The plains of Oklahoma and its own City and sibling Tulsa are warm hearted (well, ok, summer time hot bordering on sweltering) and the people look you in the eye when you pass on the street.  From five years ago the wine culture is racing along and eclectic bars and eating houses proliferate.  The team at Thirst Wine have a lot of love for Bindi and it was here I enjoyed quite a few of our wines from the mid 2000s that shone and looked every bit as young as the wines we hold in our own cellar.  That’s careful shipping and storage at its finest and the longevity of the wines was compelling and appreciated.
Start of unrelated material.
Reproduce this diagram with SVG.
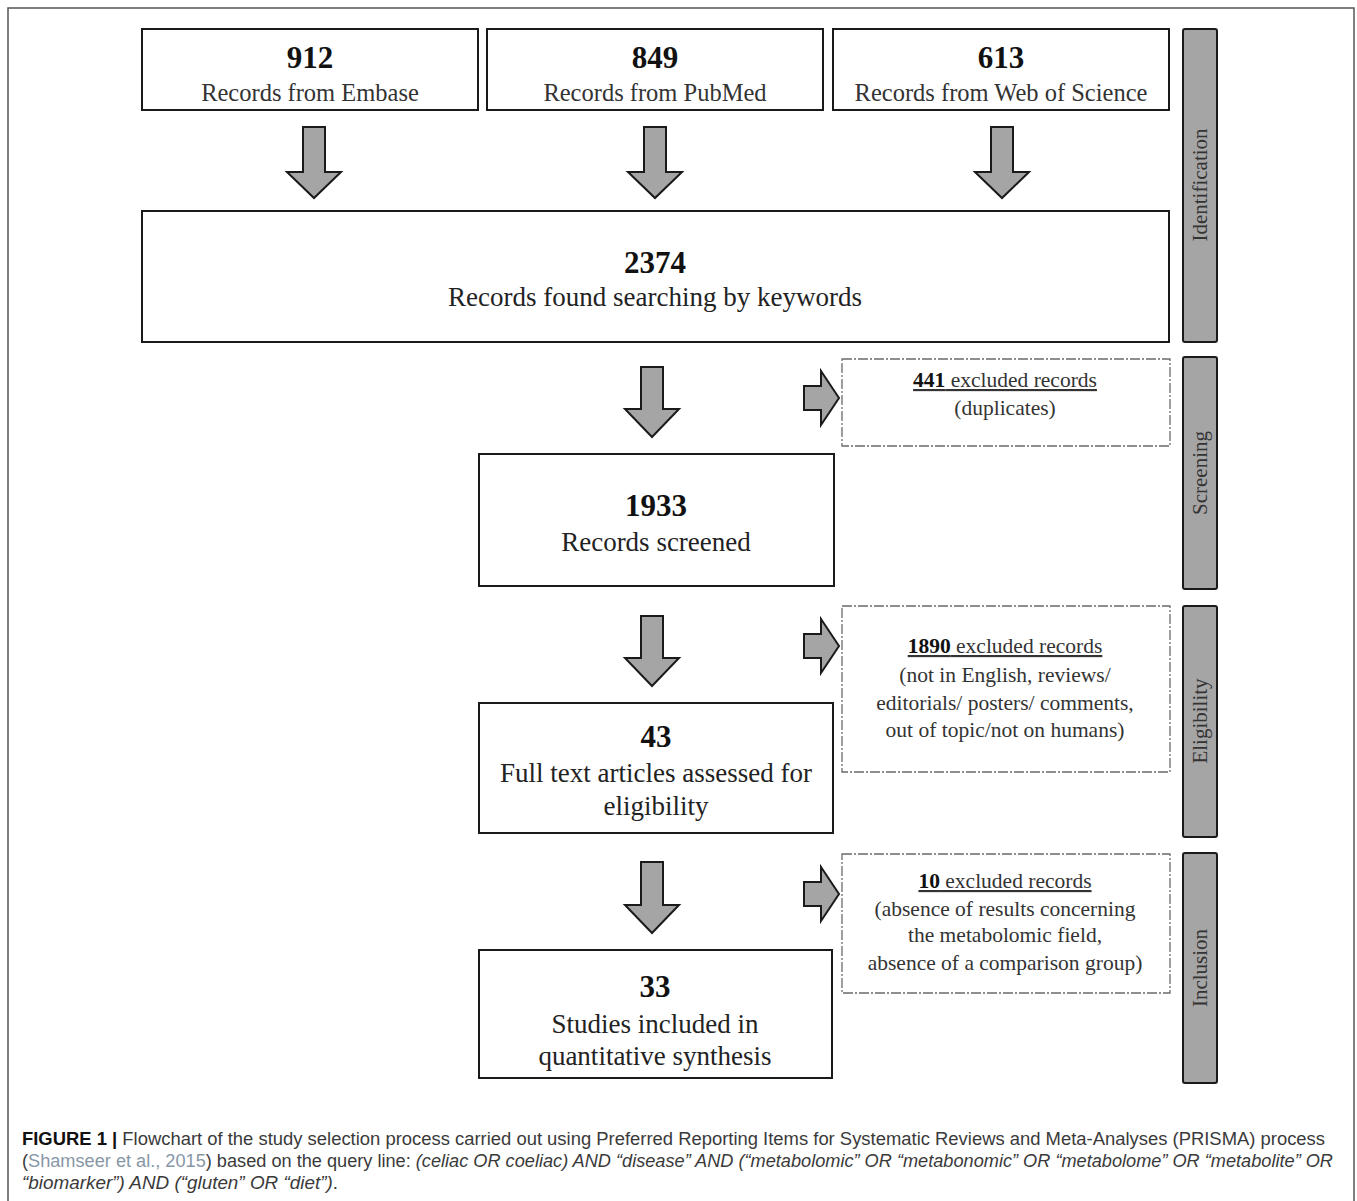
<svg xmlns="http://www.w3.org/2000/svg" width="1357" height="1201" viewBox="0 0 1357 1201">
<style>
.box{fill:#fff;stroke:#1a1a1a;stroke-width:2}
.dbox{fill:#fff;stroke:#6a6a6a;stroke-width:1.3;stroke-dasharray:10 2 2 2}
.bar{fill:#a5a5a5;stroke:#1a1a1a;stroke-width:2}
.arr{fill:#a5a5a5;stroke:#1a1a1a;stroke-width:2;stroke-linejoin:miter}
.num{font-family:"Liberation Serif",serif;font-weight:bold;font-size:31px;fill:#111;text-anchor:middle}
.lbl{font-family:"Liberation Serif",serif;font-size:27px;fill:#222;text-anchor:middle}
.top{font-size:24.5px;fill:#333}
.ex{font-family:"Liberation Serif",serif;font-size:21.5px;fill:#333;text-anchor:middle}
.side{font-family:"Liberation Serif",serif;font-size:21px;fill:#333;text-anchor:middle}
.cap{font-family:"Liberation Sans",Arial,sans-serif;font-size:17.5px;fill:#3a3a3a}
</style>
<rect x="8" y="8" width="1346" height="1210" fill="#fff" stroke="#555" stroke-width="1.5"/>

<g id="connectors">
<path class="arr" d="M303,127H325V172H341L314,198L287,172H303Z"/>
<path class="arr" d="M644,127H666V172H682L655,198L628,172H644Z"/>
<path class="arr" d="M991,127H1013V172H1029L1002,198L975,172H991Z"/>
<path class="arr" d="M641,367H663V409H679L652,437L625,409H641Z"/>
<path class="arr" d="M641,616H663V658H679L652,686L625,658H641Z"/>
<path class="arr" d="M641,862H663V905H679L652,933L625,905H641Z"/>
<path class="arr" d="M804,386H821V371L839,398L821,425V410H804Z"/>
<path class="arr" d="M804,634H821V619L839,646L821,673V658H804Z"/>
<path class="arr" d="M804,882H821V867L839,894L821,921V906H804Z"/>
</g>

<g id="embase">
<rect class="box" x="142" y="29" width="336" height="81"/>
<text class="num" x="310" y="68">912</text>
<text class="lbl top" x="310" y="101">Records from Embase</text>
</g>
<g id="pubmed">
<rect class="box" x="487" y="29" width="336" height="81"/>
<text class="num" x="655" y="68">849</text>
<text class="lbl top" x="655" y="101">Records from PubMed</text>
</g>
<g id="wos">
<rect class="box" x="833" y="29" width="336" height="81"/>
<text class="num" x="1001" y="68">613</text>
<text class="lbl top" x="1001" y="101">Records from Web of Science</text>
</g>
<g id="found">
<rect class="box" x="142" y="211" width="1027" height="131"/>
<text class="num" x="655" y="273">2374</text>
<text class="lbl" x="655" y="306">Records found searching by keywords</text>
</g>
<g id="screened">
<rect class="box" x="479" y="454" width="355" height="132"/>
<text class="num" x="656" y="516">1933</text>
<text class="lbl" x="656" y="551">Records screened</text>
</g>
<g id="fulltext">
<rect class="box" x="479" y="703" width="354" height="130"/>
<text class="num" x="656" y="747">43</text>
<text class="lbl" x="656" y="782">Full text articles assessed for</text>
<text class="lbl" x="656" y="815">eligibility</text>
</g>
<g id="included">
<rect class="box" x="479" y="950" width="353" height="128"/>
<text class="num" x="655" y="997">33</text>
<text class="lbl" x="655" y="1033">Studies included in</text>
<text class="lbl" x="655" y="1065">quantitative synthesis</text>
</g>

<g id="excl441">
<rect class="dbox" x="842" y="359" width="328" height="87"/>
<text class="ex" x="1005" y="387" text-decoration="underline"><tspan font-weight="bold" fill="#111">441</tspan> excluded records</text>
<text class="ex" x="1005" y="415">(duplicates)</text>
</g>
<g id="excl1890">
<rect class="dbox" x="842" y="606" width="328" height="166"/>
<text class="ex" x="1005" y="653" text-decoration="underline"><tspan font-weight="bold" fill="#111">1890</tspan> excluded records</text>
<text class="ex" x="1005" y="682">(not in English, reviews/</text>
<text class="ex" x="1005" y="710">editorials/ posters/ comments,</text>
<text class="ex" x="1005" y="737">out of topic/not on humans)</text>
</g>
<g id="excl10">
<rect class="dbox" x="842" y="854" width="328" height="139"/>
<text class="ex" x="1005" y="888" text-decoration="underline"><tspan font-weight="bold" fill="#111">10</tspan> excluded records</text>
<text class="ex" x="1005" y="916">(absence of results concerning</text>
<text class="ex" x="1005" y="942">the metabolomic field,</text>
<text class="ex" x="1005" y="970">absence of a comparison group)</text>
</g>

<g id="identification">
<rect class="bar" x="1183" y="29" width="34" height="313" rx="2"/>
<text class="side" transform="translate(1207,185) rotate(-90)">Identification</text>
</g>
<g id="screening">
<rect class="bar" x="1183" y="357" width="34" height="232" rx="2"/>
<text class="side" transform="translate(1207,473) rotate(-90)">Screening</text>
</g>
<g id="eligibility">
<rect class="bar" x="1183" y="606" width="34" height="231" rx="2"/>
<text class="side" transform="translate(1207,721) rotate(-90)">Eligibility</text>
</g>
<g id="inclusion">
<rect class="bar" x="1183" y="853" width="34" height="230" rx="2"/>
<text class="side" transform="translate(1207,968) rotate(-90)">Inclusion</text>
</g>

<g id="caption">
<text class="cap" x="22" y="1145" textLength="1303" lengthAdjust="spacingAndGlyphs"><tspan font-weight="bold" fill="#111">FIGURE 1 |</tspan> Flowchart of the study selection process carried out using Preferred Reporting Items for Systematic Reviews and Meta-Analyses (PRISMA) process</text>
<text class="cap" x="22" y="1167" textLength="1311" lengthAdjust="spacingAndGlyphs">(<tspan fill="#8797a6">Shamseer et al., 2015</tspan>) based on the query line: <tspan font-style="italic">(celiac OR coeliac) AND “disease” AND (“metabolomic” OR “metabonomic” OR “metabolome” OR “metabolite” OR</tspan></text>
<text class="cap" x="22" y="1189" textLength="316" lengthAdjust="spacingAndGlyphs"><tspan font-style="italic">“biomarker”) AND (“gluten” OR “diet”)</tspan>.</text>
</g>
</svg>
Reputations are hard won in a country of great culinary cities and Chicago’s bounty of grand and niche restaurants makes for a deserved claim to a place on the dais.  Showing wines to 17 restaurants in two days looked arduous but in reality was a revelation and full of energy.  So much goodwill, knowledge and smiles.  And a genuine engagement with the Bindi path.

The USA faces some tough issues right now with its unique electoral choices, the enormous presence of guns and their advocates as well as the more global shared issues of race and extremist violence.  The wine and food sector is usually filled with lovers not fighters, carers not haters so perhaps my impressions carry a bias to compassion rather than fear.  Over two weeks I’ve seen and heard a lot of concern, a lot of thoughtfulness.  Of a hope for fairness, opportunity, safety, to be acting and perceived as progressive and enlightened.  It’s been uplifting.

Tonight, before flying on Saturday, I tentatively begin the journey home by presenting a Bindi dinner for the Australian Consulate in LA.  Edging home with work to do.